Challenge: Repeat, exactly and completely, the material that follows. Omit the pictures.

------------------------

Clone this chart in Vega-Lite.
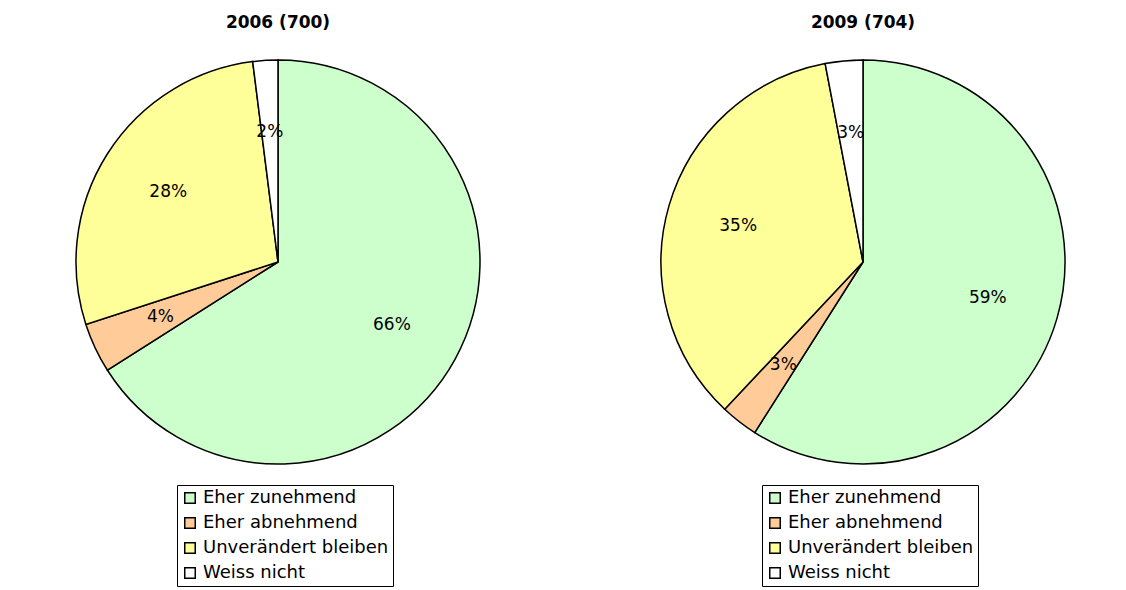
{
  "$schema": "https://vega.github.io/schema/vega-lite/v6.json",
  "padding": {"left": 8, "right": 0, "top": 14, "bottom": 0},
  "spacing": 45,
  "config": {
    "font": "DejaVu Sans",
    "view": {"stroke": null},
    "title": {"fontSize": 17, "fontWeight": "bold", "color": "black", "offset": 10}
  },
  "datasets": {
    "y2006": [
      {"cat": "Eher zunehmend", "ord": 1, "pct": 0.66},
      {"cat": "Eher abnehmend", "ord": 2, "pct": 0.04},
      {"cat": "Unverändert bleiben", "ord": 3, "pct": 0.28},
      {"cat": "Weiss nicht", "ord": 4, "pct": 0.02}
    ],
    "y2009": [
      {"cat": "Eher zunehmend", "ord": 1, "pct": 0.59},
      {"cat": "Eher abnehmend", "ord": 2, "pct": 0.03},
      {"cat": "Unverändert bleiben", "ord": 3, "pct": 0.35},
      {"cat": "Weiss nicht", "ord": 4, "pct": 0.03}
    ]
  },
  "resolve": {"scale": {"color": "independent"}, "legend": {"color": "independent"}},
  "hconcat": [
    {
      "title": "2006 (700)",
      "width": 540,
      "height": 440,
      "data": {"name": "y2006"},
      "encoding": {
        "theta": {"field": "pct", "type": "quantitative", "stack": true},
        "order": {"field": "ord", "type": "quantitative"}
      },
      "layer": [
        {
          "mark": {"type": "arc", "outerRadius": 202, "stroke": "black", "strokeWidth": 1.5},
          "encoding": {
            "color": {
              "field": "cat", "type": "nominal",
              "scale": {"domain": ["Eher zunehmend", "Eher abnehmend", "Unverändert bleiben", "Weiss nicht"], "range": ["#CCFFCC", "#FFCC99", "#FFFF99", "#FFFFFF"]},
              "legend": {"title": null, "orient": "none", "legendX": 169, "legendY": 443, "direction": "vertical", "labelFontSize": 18, "labelColor": "black", "symbolType": "square", "symbolSize": 110, "symbolStrokeColor": "black", "symbolStrokeWidth": 1.5, "strokeColor": "black", "padding": 4, "rowPadding": 7, "labelLimit": 300}
            }
          }
        },
        {
          "mark": {"type": "text", "radius": 130, "fontSize": 17, "color": "black"},
          "encoding": {"text": {"field": "pct", "type": "quantitative", "format": ".0%"}, "detail": {"field": "cat"}}
        }
      ]
    },
    {
      "title": "2009 (704)",
      "width": 540,
      "height": 440,
      "data": {"name": "y2009"},
      "encoding": {
        "theta": {"field": "pct", "type": "quantitative", "stack": true},
        "order": {"field": "ord", "type": "quantitative"}
      },
      "layer": [
        {
          "mark": {"type": "arc", "outerRadius": 202, "stroke": "black", "strokeWidth": 1.5},
          "encoding": {
            "color": {
              "field": "cat", "type": "nominal",
              "scale": {"domain": ["Eher zunehmend", "Eher abnehmend", "Unverändert bleiben", "Weiss nicht"], "range": ["#CCFFCC", "#FFCC99", "#FFFF99", "#FFFFFF"]},
              "legend": {"title": null, "orient": "none", "legendX": 169, "legendY": 443, "direction": "vertical", "labelFontSize": 18, "labelColor": "black", "symbolType": "square", "symbolSize": 110, "symbolStrokeColor": "black", "symbolStrokeWidth": 1.5, "strokeColor": "black", "padding": 4, "rowPadding": 7, "labelLimit": 300}
            }
          }
        },
        {
          "mark": {"type": "text", "radius": 130, "fontSize": 17, "color": "black"},
          "encoding": {"text": {"field": "pct", "type": "quantitative", "format": ".0%"}, "detail": {"field": "cat"}}
        }
      ]
    }
  ]
}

------------------------

Task result:
Clone this chart in Vega-Lite.
{
  "$schema": "https://vega.github.io/schema/vega-lite/v6.json",
  "padding": {"left": 8, "right": 0, "top": 14, "bottom": 0},
  "spacing": 45,
  "config": {
    "font": "DejaVu Sans",
    "view": {"stroke": null},
    "title": {"fontSize": 17, "fontWeight": "bold", "color": "black", "offset": 10}
  },
  "datasets": {
    "y2006": [
      {"cat": "Eher zunehmend", "ord": 1, "pct": 0.66},
      {"cat": "Eher abnehmend", "ord": 2, "pct": 0.04},
      {"cat": "Unverändert bleiben", "ord": 3, "pct": 0.28},
      {"cat": "Weiss nicht", "ord": 4, "pct": 0.02}
    ],
    "y2009": [
      {"cat": "Eher zunehmend", "ord": 1, "pct": 0.59},
      {"cat": "Eher abnehmend", "ord": 2, "pct": 0.03},
      {"cat": "Unverändert bleiben", "ord": 3, "pct": 0.35},
      {"cat": "Weiss nicht", "ord": 4, "pct": 0.03}
    ]
  },
  "resolve": {"scale": {"color": "independent"}, "legend": {"color": "independent"}},
  "hconcat": [
    {
      "title": "2006 (700)",
      "width": 540,
      "height": 440,
      "data": {"name": "y2006"},
      "encoding": {
        "theta": {"field": "pct", "type": "quantitative", "stack": true},
        "order": {"field": "ord", "type": "quantitative"}
      },
      "layer": [
        {
          "mark": {"type": "arc", "outerRadius": 202, "stroke": "black", "strokeWidth": 1.5},
          "encoding": {
            "color": {
              "field": "cat", "type": "nominal",
              "scale": {"domain": ["Eher zunehmend", "Eher abnehmend", "Unverändert bleiben", "Weiss nicht"], "range": ["#CCFFCC", "#FFCC99", "#FFFF99", "#FFFFFF"]},
              "legend": {"title": null, "orient": "none", "legendX": 169, "legendY": 443, "direction": "vertical", "labelFontSize": 18, "labelColor": "black", "symbolType": "square", "symbolSize": 110, "symbolStrokeColor": "black", "symbolStrokeWidth": 1.5, "strokeColor": "black", "padding": 4, "rowPadding": 7, "labelLimit": 300}
            }
          }
        },
        {
          "mark": {"type": "text", "radius": 130, "fontSize": 17, "color": "black"},
          "encoding": {"text": {"field": "pct", "type": "quantitative", "format": ".0%"}, "detail": {"field": "cat"}}
        }
      ]
    },
    {
      "title": "2009 (704)",
      "width": 540,
      "height": 440,
      "data": {"name": "y2009"},
      "encoding": {
        "theta": {"field": "pct", "type": "quantitative", "stack": true},
        "order": {"field": "ord", "type": "quantitative"}
      },
      "layer": [
        {
          "mark": {"type": "arc", "outerRadius": 202, "stroke": "black", "strokeWidth": 1.5},
          "encoding": {
            "color": {
              "field": "cat", "type": "nominal",
              "scale": {"domain": ["Eher zunehmend", "Eher abnehmend", "Unverändert bleiben", "Weiss nicht"], "range": ["#CCFFCC", "#FFCC99", "#FFFF99", "#FFFFFF"]},
              "legend": {"title": null, "orient": "none", "legendX": 169, "legendY": 443, "direction": "vertical", "labelFontSize": 18, "labelColor": "black", "symbolType": "square", "symbolSize": 110, "symbolStrokeColor": "black", "symbolStrokeWidth": 1.5, "strokeColor": "black", "padding": 4, "rowPadding": 7, "labelLimit": 300}
            }
          }
        },
        {
          "mark": {"type": "text", "radius": 130, "fontSize": 17, "color": "black"},
          "encoding": {"text": {"field": "pct", "type": "quantitative", "format": ".0%"}, "detail": {"field": "cat"}}
        }
      ]
    }
  ]
}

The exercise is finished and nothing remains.